The obsession with more and more infrastructure is understandable. It’s the fixation of Davos Man, so Western politicians and consultancies advise Southeast Asian governments that their economies would work better if people and goods can be moved more quickly and cheaper. There are also incentives for local elites. After all, there’s more kickbacks for government officials and their hangers-on from vast infrastructure works than, say, regenerative farms or teaching contracts. Infrastructure products naturally need a lot of land, so land speculation thrives, good for Southeast Asia’s rentier class.
However, the root cause appears to be an obsession with speed and cost. But it strikes me that the Laos-China railway’s ability to transport goods from Vientiane to Kunming a few hours quicker and perhaps a third cheaper doesn’t justify the $6 billion price tag, a significant chunk of which the Lao state has taken on as debt (which it cannot afford to pay back).

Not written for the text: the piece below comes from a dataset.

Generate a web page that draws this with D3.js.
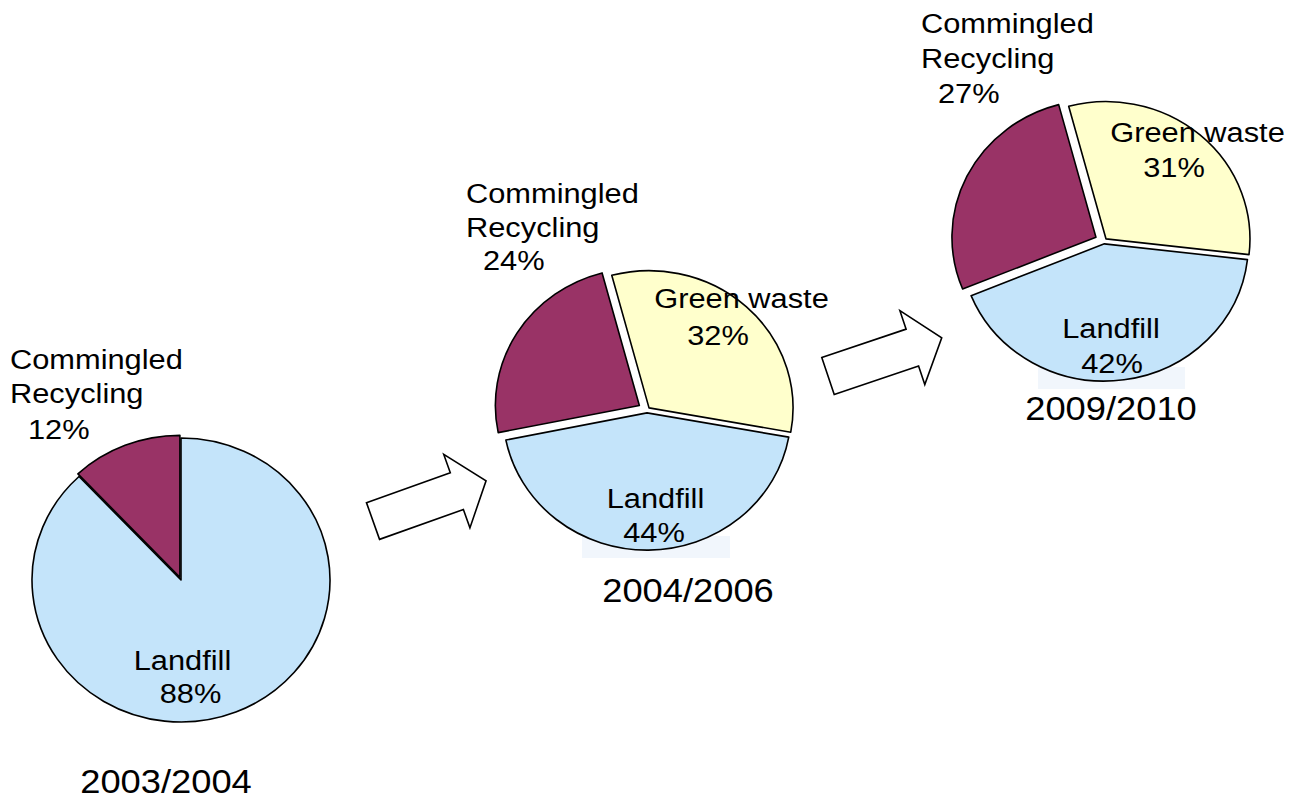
<!DOCTYPE html>
<html>
<head>
<meta charset="utf-8">
<script src="https://cdn.jsdelivr.net/npm/d3@7"></script>
<style>
  body { margin: 0; background: #fff; }
  svg { display: block; }
  text { font-family: "Liberation Sans", Arial, sans-serif; fill: #000; }
</style>
</head>
<body>
<div id="chart"></div>
<script>
// values
const years = ['2003/2004', '2004/2006', '2009/2010'];
const categories = ['Green waste', 'Landfill', 'Commingled Recycling'];
const greenWaste = [0, 32, 31];
const landfill = [88, 44, 42];
const commingled = [12, 24, 27];

const width = 1301;
const height = 799;

const colors = {'Green waste': '#FFFFCC', 'Landfill': '#C4E4FA', 'Commingled Recycling': '#993366'};

// where each pie sits, and where its labels go (offsets from the pie centre)
const layout = [
  {cx: 181, cy: 580, r: 149, start: 0, explode: [0, 0, 3], year: [-15, 213], shade: null,
   labels: {'Landfill': [[1.5, 90], [9.5, 123]],
            'Commingled Recycling': [[-171, -211], [-171, -177], [-153, -141]]}},
  {cx: 647, cy: 410, r: 144, start: -15, explode: [3, 3, 9], year: [41, 192], shade: [-65, 126, 148, 22],
   labels: {'Green waste': [[94.5, -102], [71, -65]],
            'Landfill': [[8.5, 98], [7, 132]],
            'Commingled Recycling': [[-181, -207], [-181, -173], [-164, -140]]}},
  {cx: 1104, cy: 241, r: 144, start: -15, explode: [3, 3, 9], year: [7, 179], shade: [-66, 126, 147, 22],
   labels: {'Green waste': [[93.5, -99], [70, -64]],
            'Landfill': [[7, 97], [8, 132]],
            'Commingled Recycling': [[-183, -208], [-183, -173], [-166, -138]]}}
];
const squash = 0.953;
const stretch = 1.1; // text in the picture is a bit wide

// the block arrows between the pies: tail centre and angle
const arrows = [{x: 373, y: 521, angle: -19.6}, {x: 828, y: 376, angle: -18.6}];

const svg = d3.select('#chart')
  .append('svg')
  .attr('width', width)
  .attr('height', height)
  .attr('viewBox', [0, 0, width, height]);

function label(x, y, t, size, anchor) {
  svg.append('text')
    .attr('transform', `translate(${x},${y}) scale(${stretch},1)`)
    .attr('text-anchor', anchor)
    .attr('font-size', size)
    .text(t);
}

const pie = d3.pie().sort(null).value(d => d.value);

years.forEach((year, i) => {
  const L = layout[i];
  const rows = categories.map((c, k) => ({
    name: c,
    value: [greenWaste, landfill, commingled][k][i],
    explode: L.explode[k]
  }));

  // faint box behind the percentage
  if (L.shade) {
    svg.append('rect')
      .attr('x', L.cx + L.shade[0]).attr('y', L.cy + L.shade[1])
      .attr('width', L.shade[2]).attr('height', L.shade[3])
      .attr('fill', '#F1F6FC');
  }

  const arc = d3.arc().innerRadius(0).outerRadius(L.r);
  const a0 = L.start * Math.PI / 180;
  pie.startAngle(a0).endAngle(a0 + 2 * Math.PI);

  const g = svg.append('g')
    .attr('transform', `translate(${L.cx},${L.cy}) scale(1,${squash})`);

  g.selectAll('path')
    .data(pie(rows).filter(d => d.data.value > 0))
    .join('path')
    .attr('d', arc)
    .attr('transform', d => {
      const m = (d.startAngle + d.endAngle) / 2;
      return `translate(${Math.sin(m) * d.data.explode},${-Math.cos(m) * d.data.explode})`;
    })
    .attr('fill', d => colors[d.data.name])
    .attr('stroke', '#000')
    .attr('stroke-width', 1.6)
    .attr('stroke-linejoin', 'round')
    .attr('vector-effect', 'non-scaling-stroke');

  // slice labels
  rows.filter(r => r.value > 0).forEach(r => {
    const pos = L.labels[r.name];
    const lines = r.name === 'Commingled Recycling'
      ? ['Commingled', 'Recycling', r.value + '%']
      : [r.name, r.value + '%'];
    const anchor = r.name === 'Commingled Recycling' ? 'start' : 'middle';
    lines.forEach((t, j) => label(L.cx + pos[j][0], L.cy + pos[j][1], t, '28px', anchor));
  });

  label(L.cx + L.year[0], L.cy + L.year[1], year, '33px', 'middle');
});

// arrow outline in its own frame, tail at 0, pointing along +x
const arrowShape = [[0, -19.5], [89, -19.5], [89, -39], [120, 0], [89, 39], [89, 19.5], [0, 19.5]];
arrows.forEach(a => {
  svg.append('path')
    .attr('d', d3.line()(arrowShape) + 'Z')
    .attr('transform', `translate(${a.x},${a.y}) rotate(${a.angle})`)
    .attr('fill', '#fff')
    .attr('stroke', '#000')
    .attr('stroke-width', 1.6)
    .attr('stroke-linejoin', 'miter');
});
</script>
</body>
</html>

That $6 billion probably would have been much better spent hiring thousands of teachers (local and foreign) and paying every Lao citizen aged 15-30 a small stipend to attend as many educational and vocational training programs as possible. Put me in charge and I’d have taken just 1 percent of that $6 billion and offered some of the world’s best academics, engineers, botanists and economists ludicrously high salaries to teach in Laos. If one takes a broad view of Laos’ economy, the main issue isn’t the ability to transport goods more cheaply, but the ability to manufacture goods and services that other countries actually want.
Up until now, at least some Southeast Asian countries could at least justify the potential waste on the grounds that someone else was covering many of the costs. If China is paying, why not fill your proverbial boots? Sure, plop another airport there! But Beijing’s funding is running out, and much of it has come in the form of loans anyway. Moreover, many of the projects haven’t even been finished. According to a report by the Lowy Institute last year, China plays a major role in 24 of the region’s 34 megaprojects valued at $1 billion or more, yet China’s infrastructure funding promises to Southeast Asia are falling short by more than $50 billion, most of which was “allocated to projects that have been cancelled, downsized, or otherwise seem unlikely to proceed.” The Lowy report also found that only 35 percent of China’s projects have been completed, compared to 64 percent of Japanese-funded ones.
After Siem Reap’s new, empty airport, Phnom Penh is soon going to get a brand-new one, even though the country’s tourism sector is on the skids – and that’s not because of the limited capacity of its airports, but because so many foreigners think the country is unsafe and scam-infested. What’s the biggest danger to Southeast Asian trade right now? Arguably, Donald Trump’s tariffs. But these aren’t a result of a lack of supply or inability to export or import goods quickly enough. How does Vietnam justify building a new $8.3 billion railway to China in an era when its largest export partner is going to punish it for importing goods from China?